McDonald’s se livra de pagar R$ 324 milhões após definição de que seu sorvete não é sorvete
CARF anula autuação ao concluir que Receita não analisou provas técnicas na classificação tributária de sobremesas
247 – O Conselho Administrativo de Recursos Fiscais (CARF) anulou uma cobrança de R$ 324,3 milhões aplicada à Arcos Dorados, operadora do McDonald’s no Brasil, ao concluir que a Receita Federal não avaliou corretamente as provas técnicas ao classificar determinados produtos da rede para fins de tributação. A decisão, que envolve o período de 2018 a 2019, foi noticiada pelo Brazil Stock Guide, especializado em análises regulatórias e corporativas.
A controvérsia girou em torno da classificação fiscal de cones, sundaes e milkshakes vendidos pelo McDonald’s. A definição é decisiva porque determina se os produtos estão sujeitos a uma carga tributária federal de 9,25% ou se podem se beneficiar de um regime de alíquota zero.
Pelo regime não cumulativo brasileiro, sorvetes e sobremesas congeladas são tributados integralmente pelo PIS, à alíquota de 1,65%, e pela Cofins, à alíquota de 7,6%, totalizando 9,25% sobre a receita bruta. Já as bebidas lácteas, categoria que inclui produtos como iogurtes, contam com alíquota zero desses tributos, conforme legislação federal voltada ao incentivo ao consumo de derivados do leite. Essa diferença explica o valor elevado da autuação e a relevância econômica do caso.
A Receita Federal sustentava que as sobremesas do McDonald’s deveriam ser tratadas como sobremesas congeladas, o que afastaria o benefício fiscal.
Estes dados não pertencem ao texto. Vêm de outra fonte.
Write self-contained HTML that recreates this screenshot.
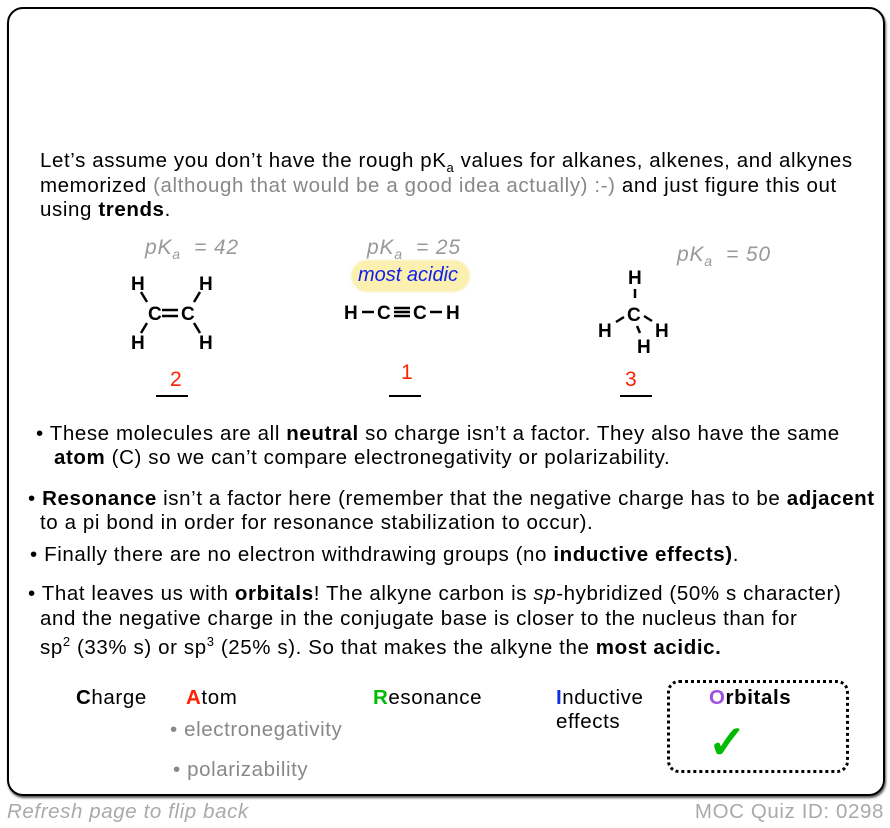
<!DOCTYPE html>
<html><head><style>
body{margin:0;width:890px;height:828px;background:#fff;font-family:"Liberation Sans",sans-serif;position:relative;overflow:hidden}
.card{position:absolute;left:7px;top:7px;width:874px;height:785px;border:2px solid #000;border-radius:16px;box-shadow:1px 2px 2px #555}
.t{position:absolute;font-size:20.5px;letter-spacing:0.6px;color:#000;white-space:nowrap;line-height:24px}
.g{color:#888}
.pk{position:absolute;font-size:21px;letter-spacing:0.8px;color:#999;font-style:italic}
.r{position:absolute;color:#f20;font-size:21px}
.ln{position:absolute;height:2px;width:32px;background:#000}
sub,sup{line-height:0}
</style></head><body>
<div class="card"></div>
<div class="t" style="left:40px;top:149px">Let’s assume you don’t have the rough pK<sub style="font-size:13px">a</sub> values for alkanes, alkenes, and alkynes</div>
<div class="t" style="left:40px;top:174px">memorized <span class="g">(although that would be a good idea actually) :-)</span> and just figure this out</div>
<div class="t" style="left:40px;top:198px">using <b>trends</b>.</div>

<div class="pk" style="left:145px;top:236px">pK<sub style="font-size:14px">a</sub>&nbsp; = 42</div>
<div class="pk" style="left:367px;top:236px">pK<sub style="font-size:14px">a</sub>&nbsp; = 25</div>
<div class="pk" style="left:677px;top:243px">pK<sub style="font-size:14px">a</sub>&nbsp; = 50</div>

<div style="position:absolute;left:352px;top:261px;width:117px;height:30px;background:#fbf0b0;border-radius:15px;box-shadow:0 0 3px #f4e48a"></div>
<div style="position:absolute;left:358px;top:264px;font-size:20px;color:#1020ee;font-style:italic">most acidic</div>

<svg width="890" height="828" style="position:absolute;left:0;top:0" font-family="Liberation Sans" font-weight="bold" font-size="19">
<g stroke="#000" stroke-width="2.5">
<line x1="141" y1="292" x2="147" y2="302"/><line x1="200" y1="292" x2="194" y2="302"/>
<line x1="141" y1="333" x2="147" y2="323"/><line x1="200" y1="333" x2="194" y2="323"/>
<line x1="162" y1="310" x2="178" y2="310"/><line x1="162" y1="316" x2="178" y2="316"/>
<line x1="362" y1="312" x2="374" y2="312"/><line x1="394" y1="308" x2="410" y2="308"/><line x1="394" y1="312" x2="410" y2="312"/><line x1="394" y1="316" x2="410" y2="316"/><line x1="430" y1="312" x2="442" y2="312"/>
<line x1="635" y1="289" x2="635" y2="298"/><line x1="616" y1="322" x2="624" y2="317"/><line x1="644" y1="316" x2="652" y2="321"/><line x1="637" y1="326" x2="640" y2="333"/>
</g>
<text x="131" y="290">H</text><text x="199" y="290">H</text>
<text x="148" y="320">C</text><text x="181" y="320">C</text>
<text x="131" y="349">H</text><text x="199" y="349">H</text>
<text x="344" y="319">H</text><text x="377" y="319">C</text><text x="413" y="319">C</text><text x="446" y="319">H</text>
<text x="628" y="284">H</text><text x="627" y="321">C</text><text x="598" y="337">H</text><text x="655" y="337">H</text><text x="637" y="353">H</text>
</svg>

<div class="r" style="left:170px;top:368px">2</div>
<div class="r" style="left:401px;top:361px">1</div>
<div class="r" style="left:625px;top:368px">3</div>
<div class="ln" style="left:156px;top:395px"></div>
<div class="ln" style="left:389px;top:395px"></div>
<div class="ln" style="left:620px;top:395px"></div>

<div class="t" style="left:36px;top:422px">• These molecules are all <b>neutral</b> so charge isn’t a factor. They also have the same</div>
<div class="t" style="left:54px;top:446px"><b>atom</b> (C) so we can’t compare electronegativity or polarizability.</div>
<div class="t" style="left:28px;top:487px">• <b>Resonance</b> isn’t a factor here (remember that the negative charge has to be <b>adjacent</b></div>
<div class="t" style="left:40px;top:511px">to a pi bond in order for resonance stabilization to occur).</div>
<div class="t" style="left:30px;top:543px">• Finally there are no electron withdrawing groups (no <b>inductive effects)</b>.</div>
<div class="t" style="left:28px;top:582px">• That leaves us with <b>orbitals</b>! The alkyne carbon is <i>sp</i>-hybridized (50% s character)</div>
<div class="t" style="left:40px;top:607px">and the negative charge in the conjugate base is closer to the nucleus than for</div>
<div class="t" style="left:40px;top:636px">sp<sup style="font-size:13px">2</sup> (33% s) or sp<sup style="font-size:13px">3</sup> (25% s). So that makes the alkyne the <b>most acidic.</b></div>

<div class="t" style="left:76px;top:686px"><b>C</b>harge</div>
<div class="t" style="left:186px;top:686px"><b style="color:#f20">A</b>tom</div>
<div class="t g" style="left:170px;top:718px">• electronegativity</div>
<div class="t g" style="left:173px;top:758px">• polarizability</div>
<div class="t" style="left:373px;top:686px"><b style="color:#0b0">R</b>esonance</div>
<div class="t" style="left:556px;top:686px"><b style="color:#1030e0">I</b>nductive<br>effects</div>
<div style="position:absolute;left:667px;top:680px;width:176px;height:87px;border:3px dotted #000;border-radius:12px"></div>
<div class="t" style="left:709px;top:686px"><b><span style="color:#a050e0">O</span>rbitals</b></div>
<div style="position:absolute;left:708px;top:718px;font-size:46px;color:#0b0;font-weight:bold;line-height:48px">✓</div>

<div style="position:absolute;left:7px;top:800px;font-size:20.5px;letter-spacing:0.6px;color:#aaa;font-style:italic">Refresh page to flip back</div>
<div style="position:absolute;right:6px;top:800px;font-size:20.5px;letter-spacing:0.6px;color:#aaa">MOC Quiz ID: 0298</div>
</body></html>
A empresa, em resposta, argumentou que os produtos se enquadram como bebidas lácteas, por conterem mais de 51% de leite em sua composição e apresentarem características físicas de líquidos de alta viscosidade, e não de sólidos totalmente congelados.
Ao analisar o processo, o CARF afirmou que a autoridade fiscal não pode se basear em presunções ou na percepção do consumidor. Segundo o colegiado, é obrigação do Fisco examinar provas técnicas e laboratoriais. Os conselheiros criticaram a decisão administrativa anterior por ignorar laudos especializados e aplicar automaticamente uma interpretação interna da Receita, sem avaliar as especificidades dos produtos efetivamente comercializados.
De acordo com as provas apresentadas, as sobremesas não passam pelo mesmo processo de congelamento do sorvete tradicional e mantêm propriedades líquidas no momento da venda. Essa distinção técnica, segundo o CARF, as aproxima mais, do ponto de vista regulatório, das bebidas lácteas do que dos sorvetes propriamente ditos.
Impacto direto nas margens de lucro
A decisão também impôs limites à aplicação automática de orientações internas da Receita Federal. Embora esses entendimentos sejam vinculantes dentro do órgão, o conselho destacou que eles não se sobrepõem ao direito do contribuinte a uma análise probatória completa, especialmente em disputas que envolvem classificação técnica de produtos.
Os julgadores ainda apontaram uma inconsistência interna da própria Receita. A mesma orientação administrativa reconhece que milkshakes podem se enquadrar no regime de alíquota zero se cumprirem requisitos técnicos, mas, no caso concreto, a autuação aplicou a carga tributária mais elevada de forma uniforme a todos os produtos.
O impacto da decisão é ampliado pela importância do Brasil para o McDonald’s. A rede opera mais de 2 mil restaurantes no país, um de seus maiores mercados fora dos Estados Unidos. Em um país de clima predominantemente tropical, sobremesas geladas como cones e sundaes são produtos de alto volume de vendas, o que transforma a classificação tributária em uma questão estratégica, com efeitos diretos sobre custos e margens, e não apenas em um detalhe técnico.